Yves Flückiger est président du groupement des Académies suisses des sciences a+. | Photo: Annette Boutellier

Dans le paysage foisonnant des instances scientifiques internationales, les sigles se multiplient: Allea, Easac, Ingsa… Même les initiés peuvent parfois s’y perdre. Mais derrière cette forêt d’acronymes se cache un enjeu fondamental: faire entendre la science suisse, une voix crédible, responsable et connectée aux grands débats mondiaux.

Si les Académies participent activement à ces plateformes, ce n’est ni pour des raisons diplomatiques, purement symboliques, ni pour un simple échange de bonnes pratiques. C’est une nécessité stratégique dans un monde où les grandes orientations de la recherche, de l’innovation et des technologies émergentes sont de plus en plus influencées par des dynamiques globales.

«A l’Allea, la Suisse peut contribuer à la définition de standards scientifiques européens.»

L’Allea, fédération européenne des Académies des sciences et des humanités, permet à la Suisse de contribuer à la définition des standards scientifiques européens, notamment sur la liberté académique, l’intégrité scientifique ou encore le rôle de la science pour affronter des situations de crise – climatique, sanitaire ou géopolitique.

L’Easac relie la science aux politiques européennes dans des domaines comme l’énergie, la biodiversité ou la santé publique.

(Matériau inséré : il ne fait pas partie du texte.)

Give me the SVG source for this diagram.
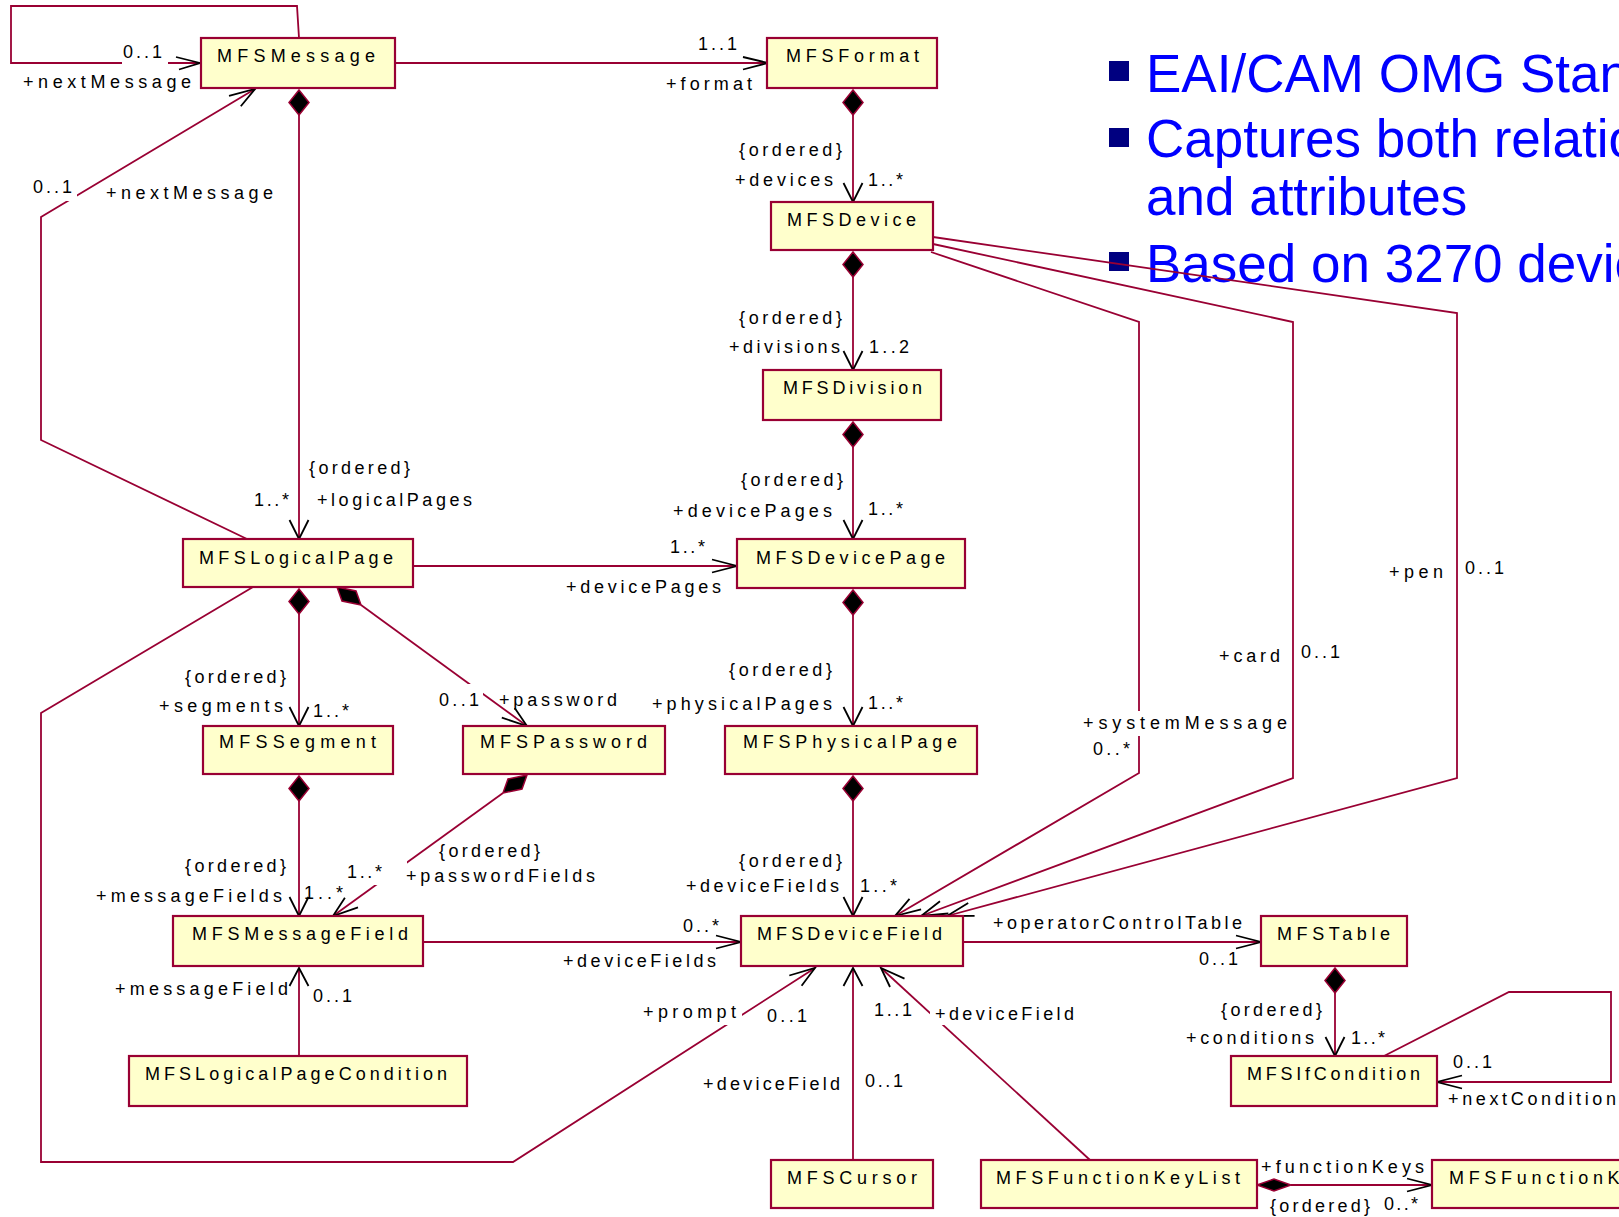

Quant à l’Ingsa, réseau mondial de conseil scientifique aux gouvernements, il rappelle que savoir guider les décideurs est devenu une compétence scientifique et une mission à part entière pour les académies.

«Les grands blocs investissent massivement dans des domaines clés comme l’intelligence artificielle, les biotechnologies ou l’aérospatiale.»

Pourquoi est-ce si crucial aujourd’hui? Parce que nous vivons un point d’inflexion historique. Les tensions géopolitiques, la course aux technologies stratégiques et les attaques répétées contre le multilatéralisme redéfinissent les règles du jeu. Les grands blocs investissent massivement dans des domaines clés comme l’intelligence artificielle, les biotechnologies ou l’aérospatiale, tout en affirmant des visions concurrentes de la science et de ses finalités. Dans ce contexte, rester en marge n’est pas une option.

La participation de la Suisse à ces réseaux internationaux lui permet de garder une place à la table où s’élaborent les grandes orientations. Elle permet aussi de défendre des valeurs fondamentales: la science comme bien public mondial, la nécessité d’une expertise fondée sur des preuves, l’importance de la diversité des voix scientifiques. Ce travail prend tout son sens dans un monde instable. Dans cette incertitude, les Académies ont un rôle unique: elles tissent, au-delà des frontières, les fils d’une responsabilité scientifique partagée. Et cela mérite, au-delà des sigles, toute notre attention.